===== Data section
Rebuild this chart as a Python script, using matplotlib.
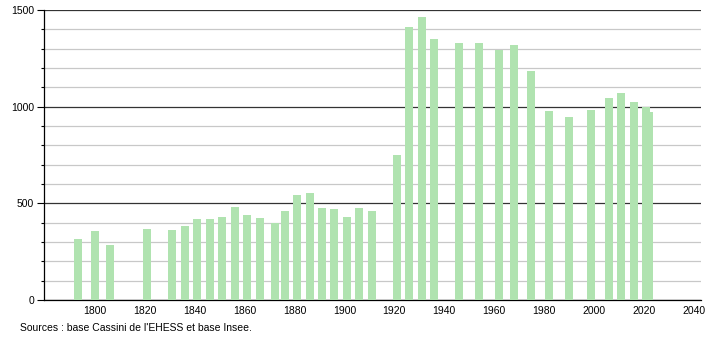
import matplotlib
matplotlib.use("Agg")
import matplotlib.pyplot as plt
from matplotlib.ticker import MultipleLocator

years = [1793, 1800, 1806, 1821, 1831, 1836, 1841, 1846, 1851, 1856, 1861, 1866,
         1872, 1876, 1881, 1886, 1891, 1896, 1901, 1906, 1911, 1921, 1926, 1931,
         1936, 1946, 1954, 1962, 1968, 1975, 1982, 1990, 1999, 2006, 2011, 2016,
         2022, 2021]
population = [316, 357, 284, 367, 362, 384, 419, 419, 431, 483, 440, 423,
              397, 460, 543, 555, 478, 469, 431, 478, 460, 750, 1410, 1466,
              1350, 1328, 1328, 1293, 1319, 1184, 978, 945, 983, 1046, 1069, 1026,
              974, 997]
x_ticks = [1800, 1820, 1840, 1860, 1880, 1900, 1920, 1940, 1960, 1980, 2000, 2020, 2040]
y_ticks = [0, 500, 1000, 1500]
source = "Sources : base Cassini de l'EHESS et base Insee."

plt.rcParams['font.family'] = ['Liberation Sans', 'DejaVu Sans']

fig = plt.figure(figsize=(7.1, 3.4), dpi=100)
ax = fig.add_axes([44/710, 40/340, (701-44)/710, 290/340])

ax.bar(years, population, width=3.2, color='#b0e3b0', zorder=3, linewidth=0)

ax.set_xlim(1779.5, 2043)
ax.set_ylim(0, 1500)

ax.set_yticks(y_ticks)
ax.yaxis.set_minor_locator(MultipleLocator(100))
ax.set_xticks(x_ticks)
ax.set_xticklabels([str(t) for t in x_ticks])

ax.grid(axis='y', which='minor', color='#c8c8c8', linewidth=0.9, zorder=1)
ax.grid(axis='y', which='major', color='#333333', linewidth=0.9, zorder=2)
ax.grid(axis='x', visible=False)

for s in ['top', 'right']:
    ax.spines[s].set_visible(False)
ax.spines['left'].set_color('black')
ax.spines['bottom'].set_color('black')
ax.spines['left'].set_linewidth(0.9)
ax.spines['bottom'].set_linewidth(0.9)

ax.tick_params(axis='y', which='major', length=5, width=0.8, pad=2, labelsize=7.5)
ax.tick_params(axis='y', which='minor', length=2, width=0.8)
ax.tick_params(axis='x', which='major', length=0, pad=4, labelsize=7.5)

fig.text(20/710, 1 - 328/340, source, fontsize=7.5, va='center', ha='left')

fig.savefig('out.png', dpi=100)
==========
--- Brief ---
Repeat the lines of the listing above verbatim, beginning at its first line and ending at the line containing "from matplotlib.ticker import MultipleLocator", which is included. Omit pictures.

--- Solution for this exercise ---
Rebuild this chart as a Python script, using matplotlib.
import matplotlib
matplotlib.use("Agg")
import matplotlib.pyplot as plt
from matplotlib.ticker import MultipleLocator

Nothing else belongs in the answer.